The CP-LDI is compatible with common HPLC-grade organic solvents (acetonitrile, methanol, THF), aqueous buffers (phosphate, acetate, ammonium formate), and mildly corrosive mobile phases (0.1% TFA, up to pH 2–10). Wetted materials include sapphire-ruby check valves, stainless steel 316L pump heads, PEEK tubing interfaces, and fluoropolymer seals—ensuring chemical resistance and low metal leaching. While not certified to ISO 9001 or FDA 21 CFR Part 11 out-of-the-box, its audit-ready logging capability (via optional CDS integration), user-accessible parameter change history, and configurable alarm thresholds support GLP/GMP-aligned method validation protocols. It meets mechanical safety standards per IEC 61010-1 for laboratory equipment and complies with electromagnetic compatibility (EMC) directives EN 61326-1.

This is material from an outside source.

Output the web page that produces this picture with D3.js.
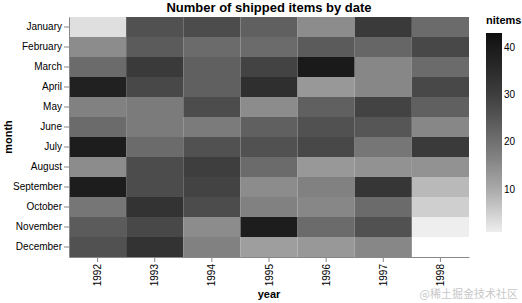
<!DOCTYPE html>
<html>
<head>
<meta charset="utf-8">
<script src="https://cdn.jsdelivr.net/npm/d3@7"></script>
<style>
  body { margin: 0; background: #fff; }
  svg { display: block; font-family: "Liberation Sans", Arial, Helvetica, sans-serif; }
  .axis .domain, .axis line { stroke: #888; }
  .axis text { fill: #000; font-size: 10px; }
</style>
</head>
<body>
<div id="container"></div>
<script>
// data
var months = ["January", "February", "March", "April", "May", "June",
              "July", "August", "September", "October", "November", "December"];
var years = ["1992", "1993", "1994", "1995", "1996", "1997", "1998"];
// one row per month, one value per year
var nitems = [
    [ 3, 26, 27, 23, 15, 31, 21],
    [15, 24, 21, 21, 24, 22, 28],
    [21, 31, 23, 29, 40, 16, 21],
    [38, 28, 23, 34, 13, 16, 28],
    [17, 18, 27, 15, 23, 29, 23],
    [21, 18, 18, 23, 26, 25, 16],
    [39, 21, 26, 26, 28, 19, 31],
    [15, 27, 30, 21, 13, 14, 14],
    [39, 27, 29, 15, 17, 32,  8],
    [19, 33, 27, 17, 16, 21,  5],
    [24, 28, 15, 39, 21, 26,  1],
    [26, 33, 17, 12, 13, 16, null]
];
var legendTicks = [10, 20, 30, 40];

// General Settings
var W = 522, H = 303,
margin = {top: 17, left: 69},
w = 400, h = 240,
colorDomain = [1, 10, 20, 30, 40, 43],
colorRange = ["#eeeeee", "#aaaaaa", "#707070", "#3e3e3e", "#1a1a1a", "#0e0e0e"];

var cells = [];
months.forEach(function(m, i) {
    years.forEach(function(yr, j) {
        if (nitems[i][j] != null) cells.push({month: m, year: yr, value: nitems[i][j]});
    });
});

var svg = d3.select("#container")
    .append("svg")
    .attr("width", W)
    .attr("height", H);

var color = d3.scaleLinear()
    .domain(colorDomain)
    .range(colorRange)
    .interpolate(d3.interpolateLab);

var x = d3.scaleBand().domain(years).range([0, w]);
var y = d3.scaleBand().domain(months).range([0, h]);

var g = svg.append("g")
    .attr("transform", "translate(" + margin.left + "," + margin.top + ")");

// cells
g.selectAll(".cell")
    .data(cells)
    .enter()
    .append("rect")
        .attr("class", "cell")
        .attr("x", function(d) { return x(d.year); })
        .attr("y", function(d) { return y(d.month); })
        .attr("width", x.bandwidth())
        .attr("height", y.bandwidth())
        .attr("fill", function(d) { return color(d.value); });

// Y axis
g.append("g")
    .attr("class", "axis")
    .call(d3.axisLeft(y).tickSize(5).tickPadding(2).tickSizeOuter(0));

// X axis
var xAxis = g.append("g")
    .attr("class", "axis")
    .attr("transform", "translate(0," + h + ")")
    .call(d3.axisBottom(x).tickSize(5).tickSizeOuter(0));
xAxis.selectAll("text")
    .attr("transform", "rotate(-90)")
    .attr("text-anchor", "end")
    .attr("x", -7)
    .attr("y", 0)
    .attr("dy", "0.35em");

// title
svg.append("text")
    .attr("x", margin.left + w / 2)
    .attr("y", 12)
    .attr("text-anchor", "middle")
    .style("font-size", "13px")
    .style("font-weight", "bold")
    .text("Number of shipped items by date");

// axis titles
svg.append("text")
    .attr("transform", "rotate(-90)")
    .attr("x", -(margin.top + h / 2))
    .attr("y", 12)
    .attr("text-anchor", "middle")
    .style("font-size", "11px")
    .style("font-weight", "bold")
    .text("month");

svg.append("text")
    .attr("x", margin.left + w / 2)
    .attr("y", 298)
    .attr("text-anchor", "middle")
    .style("font-size", "11px")
    .style("font-weight", "bold")
    .text("year");

// legend
var lx = 486, ly0 = 33, ly1 = 232;
var ly = d3.scaleLinear().domain([colorDomain[0], colorDomain[colorDomain.length - 1]]).range([ly1, ly0]);

var grad = svg.append("defs").append("linearGradient")
    .attr("id", "grad")
    .attr("x1", 0).attr("y1", 1)
    .attr("x2", 0).attr("y2", 0);
d3.range(0, 1.0001, 0.05).forEach(function(t) {
    var v = ly.domain()[0] + t * (ly.domain()[1] - ly.domain()[0]);
    grad.append("stop")
        .attr("offset", t)
        .attr("stop-color", color(v));
});

svg.append("rect")
    .attr("x", lx)
    .attr("y", ly0)
    .attr("width", 16)
    .attr("height", ly1 - ly0)
    .attr("fill", "url(#grad)");

svg.append("text")
    .attr("x", lx)
    .attr("y", 24)
    .style("font-size", "11px")
    .style("font-weight", "bold")
    .text("nitems");

svg.selectAll(".leglabel")
    .data(legendTicks)
    .enter()
    .append("text")
        .attr("class", "leglabel")
        .attr("x", lx + 18)
        .attr("y", function(d) { return ly(d); })
        .attr("dy", "0.35em")
        .style("font-size", "10px")
        .text(function(d) { return d; });

// watermark
svg.append("text")
    .attr("x", 518)
    .attr("y", 298)
    .attr("text-anchor", "end")
    .style("font-family", "'Noto Sans CJK SC', sans-serif")
    .style("font-size", "11px")
    .style("fill", "#c8c8c8")
    .text("@稀土掘金技术社区");
</script>
</body>
</html>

Software & Data Management

The CP-LDI supports ASCII-based command protocol over RS-232 or virtual COM port (USB), enabling seamless integration with open-architecture chromatography platforms such as OpenLab CDS, Chromeleon, or custom Python/LabVIEW applications. Firmware includes non-volatile memory for storing up to 16 user-defined methods—including flow profiles, pressure limits, and purge sequences—with timestamped execution logs exportable as CSV. Optional firmware upgrade adds Ethernet TCP/IP connectivity and SNMP monitoring for centralized lab instrument management systems. All parameter changes are logged with operator ID (if configured), timestamp, and pre/post values—satisfying traceability requirements for regulated environments.

Applications

• Semi-preparative and preparative reversed-phase purification of pharmaceutical intermediates, natural products, and synthetic peptides.
• Scale-up method transfer from analytical to 10–50 mm ID columns, maintaining linear velocity and resolution fidelity.
• Multi-solvent gradient synthesis support for combinatorial library purification and reaction mixture cleanup.
• Continuous-flow chemistry setups requiring stable reagent delivery at 2000–6000 psi, including supercritical fluid-assisted reactions.
• Quality control labs performing forced degradation studies where precise buffer/solvent ratios must be maintained across extended runs.

FAQ

What is the maximum recommended operating pressure for continuous use?
The CP-LDI is rated for continuous operation up to 6000 psi (414 bar) at ambient temperatures (15–35 °C); derating is advised above 40 °C.
Can the pump be used with aggressive solvents like DMSO or chlorinated hydrocarbons?
DMSO is compatible with standard wetted materials; chlorinated solvents (e.g., CH₂Cl₂, CHCl₃) require optional Hastelloy pump heads and Viton-free seals—contact technical support for configuration guidance.
Is gradient delay volume minimized in dual-pump configurations?
Yes—the internal flow path between pump heads and mixer inlet is optimized to <150 µL, reducing dwell volume and improving gradient fidelity for early-eluting compounds.
Does the CP-LDI support pulse-free flow for mass spectrometry coupling?
While not a zero-pulsation syringe pump, its dual-head synchronization and active damping reduce pulsation amplitude to <0.3% RMS—sufficient for most ESI-MS interfaces when paired with a passive damper.
How often should the plunger seals be replaced under typical preparative usage?
With regular solvent flushing and avoidance of particulate-contaminated mobile phases, seal replacement interval exceeds 3000 hours of operation; a diagnostic mode monitors seal wear via pressure decay rate during hold tests.